Israele è di nuovo oggetto di un severo scrutinio mediatico. Jenin è l'epitome di quello che viene considerato uno degli episodi di scontro violento fra due parti: Israele e i palestinesi. Come in uno stadio di dimensioni mondiali, ci sono due grandi tifoserie, ma nel campo dei media quella che tiene per i palestinesi è certamente la maggiore. La ragione si capisce: le forze israeliane sono meglio armate e, quando agiscono, i morti palestinesi sono in numero maggiore. Inoltre, poiché il governo di Bibi Netanyahu, un leader moderato oggi alla testa di una coalizione in cui siedono due ministri di estrema destra, non ha fiducia in un accordo con i palestinesi, questo viene vissuto come un rifiuto israeliano della questione. Ma non si ricorda che Netanyahu, che non ha mai delegittimato l'idea di due stati, da lui anzi sostenuta, ha tentato a lungo di formare la sua coalizione con Benny Gantz, ex ministro della difesa: il rifiuto è stato netto e questo lo ha spinto a formare una coalizione in cui i rapporti non sono facili.

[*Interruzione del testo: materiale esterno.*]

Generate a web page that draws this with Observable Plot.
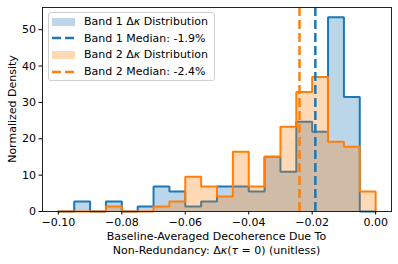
<!DOCTYPE html>
<html>
<head>
<meta charset="utf-8">
<script src="https://cdn.jsdelivr.net/npm/d3@7"></script>
<script src="https://cdn.jsdelivr.net/npm/@observablehq/plot@0.6"></script>
<style>
  html, body { margin: 0; padding: 0; background: #fff; }
  #wrap { position: relative; width: 398px; height: 264px; font-family: "DejaVu Sans", sans-serif; color: #000; }
  #wrap > svg { position: absolute; left: 0; top: 0; }
  .lbl { position: absolute; font-size: 11px; white-space: nowrap; line-height: 1; }
  #legend { position: absolute; left: 48px; top: 12px; width: 167px; height: 69px; box-sizing: border-box;
            border: 1px solid #d0d0d0; border-radius: 3px; background: rgba(255,255,255,0.8); }
  #legend .row { position: absolute; left: 0; height: 14px; display: flex; align-items: center; font-size: 11px; white-space: nowrap; }
  #legend .row svg { position: static; display: block; margin-left: 3px; margin-right: 9px; flex: none; }
</style>
</head>
<body>
<div id="wrap"></div>
<script>
// bin edges of the histogram (unitless Δκ)
const binEdges = [-0.100, -0.095, -0.090, -0.085, -0.080, -0.075, -0.070, -0.065, -0.060, -0.055,
                  -0.050, -0.045, -0.040, -0.035, -0.030, -0.025, -0.020, -0.015, -0.010, -0.005, 0.000];
// normalized density per bin, Band 1
const band1Density = [0, 2.74, 0, 2.74, 0, 1.37, 6.85, 5.48, 1.37, 2.74,
                      6.85, 6.85, 5.48, 15.07, 10.96, 24.66, 21.92, 53.42, 31.51, 0];
// normalized density per bin, Band 2
const band2Density = [0, 0, 0, 1.37, 0, 0, 1.37, 2.74, 9.59, 6.85,
                      4.11, 16.44, 6.85, 15.07, 23.29, 32.88, 36.99, 19.18, 17.81, 5.48];
// medians
const band1Median = -0.019;
const band2Median = -0.024;
const xTicks = [-0.10, -0.08, -0.06, -0.04, -0.02, 0.00];
const yTicks = [0, 10, 20, 30, 40, 50];
const xDomain = [-0.105, 0.005];
const yDomain = [0, 56.1];

const blue = "#1f77b4", orange = "#ff7f0e";

function steps(vals) {
  const pts = [{x: binEdges[0], y: 0}];
  vals.forEach((v, i) => { pts.push({x: binEdges[i], y: v}); pts.push({x: binEdges[i + 1], y: v}); });
  pts.push({x: binEdges[binEdges.length - 1], y: 0});
  return pts;
}
const s1 = steps(band1Density), s2 = steps(band2Density);

const chart = Plot.plot({
  width: 398, height: 264,
  marginLeft: 42, marginRight: 7, marginTop: 7, marginBottom: 53,
  style: {fontFamily: "DejaVu Sans, sans-serif", fontSize: "11px", color: "#000", background: "transparent"},
  x: {domain: xDomain},
  y: {domain: yDomain},
  marks: [
    Plot.area(s1, {x1: "x", y1: 0, y2: "y", fill: blue, fillOpacity: 0.3}),
    Plot.line(s1, {x: "x", y: "y", stroke: blue, strokeWidth: 2, strokeLinejoin: "miter"}),
    Plot.area(s2, {x1: "x", y1: 0, y2: "y", fill: orange, fillOpacity: 0.3}),
    Plot.line(s2, {x: "x", y: "y", stroke: orange, strokeWidth: 2, strokeLinejoin: "miter"}),
    Plot.ruleX([band1Median], {y1: yDomain[0], y2: yDomain[1], stroke: blue, strokeWidth: 2.5, strokeDasharray: "9,4"}),
    Plot.ruleX([band2Median], {y1: yDomain[0], y2: yDomain[1], stroke: orange, strokeWidth: 2.5, strokeDasharray: "9,4"}),
    Plot.frame({stroke: "#222", strokeWidth: 1}),
    Plot.axisX({ticks: xTicks, tickFormat: d3.format(".2f"), tickSize: 3.5, tickPadding: 3, label: null, fontSize: 11}),
    Plot.axisY({ticks: yTicks, tickFormat: d3.format("d"), tickSize: 3.5, tickPadding: 3, label: null, fontSize: 11})
  ]
});

const wrap = document.getElementById("wrap");
wrap.appendChild(chart);

function addLabel(html, css) {
  const d = document.createElement("div");
  d.className = "lbl";
  d.innerHTML = html;
  Object.assign(d.style, css);
  wrap.appendChild(d);
  return d;
}
addLabel("Baseline-Averaged Decoherence Due To", {left: "216.5px", top: "231px", transform: "translateX(-50%)"});
addLabel("Non-Redundancy: Δ<i>κ</i>(<i>τ</i> = 0) (unitless)", {left: "216.5px", top: "244.5px", transform: "translateX(-50%)"});
addLabel("Normalized Density", {left: "12px", top: "109px", transform: "translate(-50%,-50%) rotate(-90deg)"});

// legend
const legendItems = [
  {type: "patch", color: blue, text: "Band 1 Δ<i>κ</i> Distribution"},
  {type: "dash", color: blue, text: "Band 1 Median: -1.9%"},
  {type: "patch", color: orange, text: "Band 2 Δ<i>κ</i> Distribution"},
  {type: "dash", color: orange, text: "Band 2 Median: -2.4%"}
];
const legend = document.createElement("div");
legend.id = "legend";
legendItems.forEach((it, i) => {
  const row = document.createElement("div");
  row.className = "row";
  row.style.top = (1.5 + i * 16.7) + "px";
  const sw = it.type === "patch"
    ? `<svg width="23" height="14"><rect x="0" y="3" width="23" height="8" fill="${it.color}" fill-opacity="0.3"/></svg>`
    : `<svg width="23" height="14"><line x1="0" y1="7" x2="23" y2="7" stroke="${it.color}" stroke-width="2.5" stroke-dasharray="9,4"/></svg>`;
  row.innerHTML = sw + `<span>${it.text}</span>`;
  legend.appendChild(row);
});
wrap.appendChild(legend);
</script>
</body>
</html>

Ciò, tuttavia, non c'entra con la lotta al terrorismo: qui, anche la sinistra è allineata con l'operazione contro i terroristi di Jenin, a partire da Yair Lapid. Per tutti è pura autodifesa, una scelta non politica, ma pratica e indispensabile. Anche in Israele, come in ogni democrazia, in primis devi salvare la vita dei tuoi cittadini. Dall'inizio dell'anno, la crescita esponenziale degli attacchi terroristici contro i civili israeliani, 28 morti che rapportati ai numeri italiani corrispondono a 168 persone circa, ha fatto sì che ogni volta si cercasse di fermare la frana, senza risultati. Duecento attentati, di cui 50 a fuoco in sei mesi, tutti dalla Cisgiordania, con centro a Jenin, e non da Gaza, hanno imposto l'operazione.
Fra i palestinesi è cambiato il ritmo e il sistema: un'escalation di armamenti, di sprint ideologico, di gruppi vecchi e nuovi ha invaso il terreno coprendolo di vittime da Tel Aviv alla Cisgiordania. E Israele ha agito contro il terrore con l'esercito. Ma non è uno scontro fra due forze contrapposte: si capisce dal video dell'attacco a Tel Aviv, i ragazzi seduti tranquilli in un bar del centro investiti da una macchina e pugnalati; o nelle settimane scorse, due fratellini che aspettano l'autobus fucilati, come una madre con le due figlie in auto.
L'idea strategia del terrorismo attuale, supportato come non mai dall'Iran e spostato da Gaza alla Cisgiordania, è che la sorpresa da ogni parte prosciugherà la vita d'Israele nella paura e nel dolore. Il consenso è grande: il 71% dei palestinesi supporta i gruppi terroristici, il 70% è contro l'idea di due stati, il 52 contro il 21 preferisce la resistenza armata ai negoziati. L'esercito israeliano dunque non aveva altra scelta che entrare a Jenin, epicentro del nuovo terrore, da cui, novità strategica, sono partiti anche missili, ad arrestare terroristi asserragliati in una fortezza. L'esercito sa che i soldati possono compiere errori e uccidere civili, quindi ha programmato a fondo: non è un caso che fino a ieri abbia ucciso 9 persone tutte armate.
La strategia dei gruppi di Jenin, Jihad Islamica, Hamas, gruppetti autonomi, è divenuta molto più internazionale, l'Iran incita e arma da quando Qasem Suleimani e poi l'ayatollah Khamenai decisero che i palestinesi entrassero nel fronte formato da Libano e Siria. L'esercito si è preparato a fondo per quella fortezza densa di armi, cuniculi, sotterranei, esplosivi per ogni dove. Entrando, ha distrutto, rovinato, fatto saltare per aria mura che celavano depositi di esplosivo.
Difficile la domanda su cosa accadrà domani: forse, se Abu Mazen si deciderà a cedere lo scettro e la politica, il cui fulcro sono gli stipendi ai terroristi e l'incitamento, qualche porta si potrebbe riaprire. Ma il raìs sembra preferire la strada legata agli stereotipi che hanno sempre scelto il «no» come risposta.